With increasing amounts of care taking place in the home by family caregivers, it's important to know whether caregivers are able to accurately assess and communicate the symptoms (and their intensity) of the patient to medical professionals and hospice staff. How likely are we as caregivers to over- or under-estimate the distress that our loved one is in, especially when our loved one is in enough distress to not be able to adequately communicate for him or herself?

Well, research suggests that, specifically among lung cancer patients, caregivers tend to be highly accurate and in agreement with their patient. If caregivers err, they tend to overestimate the intensity of the symptom compared to what the patient says.

Caregivers tend to be more accurate on the physical symptoms and their severity rather than the psychological symptoms of their loved one -- interesting that this is the same for physician and nurse assessments compared to ratings of the patient.

To boost caregiver accuracy in reporting, the research suggests that accuracy improves when the caregiver imagines "being in the patient's shoes," when assessing symptoms, rather than imagining what it would be like if they themselves had cancer.

Considering that quality of life is definitely affected by symptom management in palliative/hospice care, it's encouraging to know that caregivers generally do a great job on behalf of their loved one and when they err, they err on the side of caution (but not to the extent of blatant over reaction that warrants having their concerns ignored by medical professionals).

References:

http://www.ncbi.nlm.nih.gov/entrez/quer ... med_docsum

http://www.ncbi.nlm.nih.gov/entrez/quer ... s=10788942 -- these people did a two-phased study with the same conclusion.

http://www.ncbi.nlm.nih.gov/entrez/quer ... s=12177111

http://www.ncbi.nlm.nih.gov/entrez/quer ... s=16594433

http://www.ncbi.nlm.nih.gov/entrez/quer ... s=12660560

Posted

I think these studies point out the importance of hospice nurses teaching caregivers how to assess symptoms.

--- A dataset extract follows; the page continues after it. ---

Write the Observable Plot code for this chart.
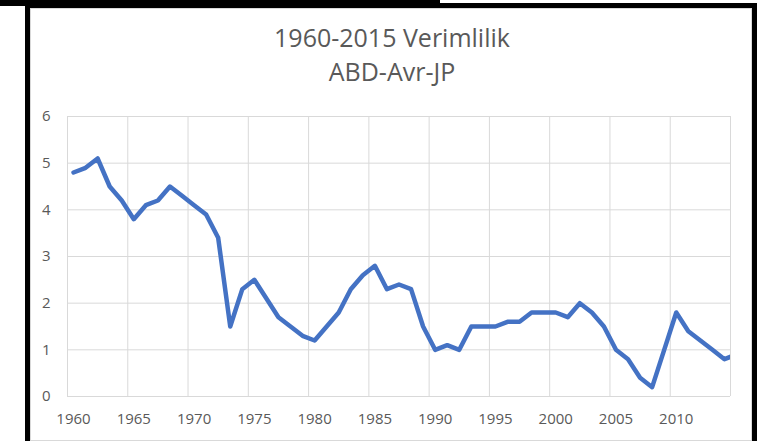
<!DOCTYPE html>
<html>
<head>
<meta charset="utf-8">
<script src="https://cdn.jsdelivr.net/npm/d3@7"></script>
<script src="https://cdn.jsdelivr.net/npm/@observablehq/plot@0.6"></script>
<style>
  html, body { margin: 0; padding: 0; background: #fff; }
  #wrap { position: relative; width: 780px; height: 441px; overflow: hidden; background: #fff; font-family: "Open Sans", sans-serif; }
  #inner { position: absolute; left: 30px; top: 8px; width: 720px; height: 431px; border: 1px solid #d9d9d9; }
  #box { position: absolute; left: 25px; top: 3px; width: 722px; height: 460px; border: 5px solid #000; }
  #topbar { position: absolute; left: 0; top: 0; width: 440px; height: 6px; background: #000; }
  .title { position: absolute; left: 0; width: 784px; text-align: center; font-size: 25px; line-height: 25px; height: 25px; color: #595959; }
  #t1 { top: 25px; }
  #t2 { top: 59px; }
  #chart { position: absolute; left: 0; top: 100px; }
</style>
</head>
<body>
<div id="wrap">
  <div id="inner"></div>
  <div class="title" id="t1">1960-2015 Verimlilik</div>
  <div class="title" id="t2">ABD-Avr-JP</div>
  <div id="chart"></div>
  <div id="box"></div>
  <div id="topbar"></div>
</div>
<script>
const years = [1960,1961,1962,1963,1964,1965,1966,1967,1968,1969,
               1970,1971,1972,1973,1974,1975,1976,1977,1978,1979,
               1980,1981,1982,1983,1984,1985,1986,1987,1988,1989,
               1990,1991,1992,1993,1994,1995,1996,1997,1998,1999,
               2000,2001,2002,2003,2004,2005,2006,2007,2008,2009,
               2010,2011,2012,2013,2014,2015];
const values = [4.8,4.9,5.1,4.5,4.2,3.8,4.1,4.2,4.5,4.3,
                4.1,3.9,3.4,1.5,2.3,2.5,2.1,1.7,1.5,1.3,
                1.2,1.5,1.8,2.3,2.6,2.8,2.3,2.4,2.3,1.5,
                1.0,1.1,1.0,1.5,1.5,1.5,1.6,1.6,1.8,1.8,
                1.8,1.7,2.0,1.8,1.5,1.0,0.8,0.4,0.2,1.0,
                1.8,1.4,1.2,1.0,0.8,0.9];
const yTicks = [0,1,2,3,4,5,6];
const xTickLabels = [1960,1965,1970,1975,1980,1985,1990,1995,2000,2005,2010];
const firstCategory = 1960, lastCategory = 2014;

const data = years.map((year, i) => ({year, value: values[i]}));
// category boundaries (Excel style: gridlines between categories)
const xGrid = xTickLabels.map(d => d - 0.5).concat([lastCategory + 0.5]);

const chart = Plot.plot({
  width: 780,
  height: 341,
  marginTop: 16,
  marginRight: 50,
  marginBottom: 45,
  marginLeft: 67,
  style: { fontFamily: "Open Sans, sans-serif", fontSize: "15px", color: "#595959", background: "transparent" },
  x: { type: "linear", domain: [firstCategory - 0.5, lastCategory + 0.5], label: null },
  y: { domain: [0, 6], label: null },
  marks: [
    Plot.ruleY(yTicks, { stroke: "#d9d9d9", strokeWidth: 1 }),
    Plot.ruleX(xGrid, { stroke: "#d9d9d9", strokeWidth: 1 }),
    Plot.lineY(data, { x: "year", y: "value", stroke: "#4472C4", strokeWidth: 4.5,
                       strokeLinejoin: "round", strokeLinecap: "round", clip: true }),
    Plot.axisX(xTickLabels, { tickSize: 0, tickPadding: 17, fontSize: 15, tickFormat: d => String(d), fill: "#595959" }),
    Plot.axisY(yTicks, { tickSize: 0, tickPadding: 17, fontSize: 15, fill: "#595959" })
  ]
});
document.getElementById("chart").appendChild(chart);
</script>
</body>
</html>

Although the majority of studies support the accuracy overall of caregivers' symptom ratings, there is still enough error, esp. in psychological and other "less visible" symptoms, to cause symptom undertreatment or overtreatment.

I think it would be interesting to study whether the qualtiy of the relationship between the caregiver and the patient makes a difference. I suspect people who know each other very well, e.g. long-term spouses, provide more accurate symptom ratings.

Thanks for posting these.

Posted

You're absolutely correct Theresa. Most of the hospice instruction appears to be needed in physical symptom severity from what I can tell so far -- I'd encourage caregivers to just plain ask for that instruction from the hospice team. Knowing that kind of thing could sure help decrease the worry and stress of the caregiver (it would have me, anyway), especially when it comes to monitoring and the administration of pain medications if any part of the instruction is "as needed."

Caregivers do not do well on the psychological aspects, but neither do the nurses or physicians from what I've found so far -- they did find the imaging technique I mentioned to help (I think I lost that reference link in here though).

Quality of relationship is definitely a factor as well. I ran across a study on that, but just ran out of time for now to follow that thread and see what I could find. Family vs. hired home caregiver is another interesting thought I'd like to follow as well.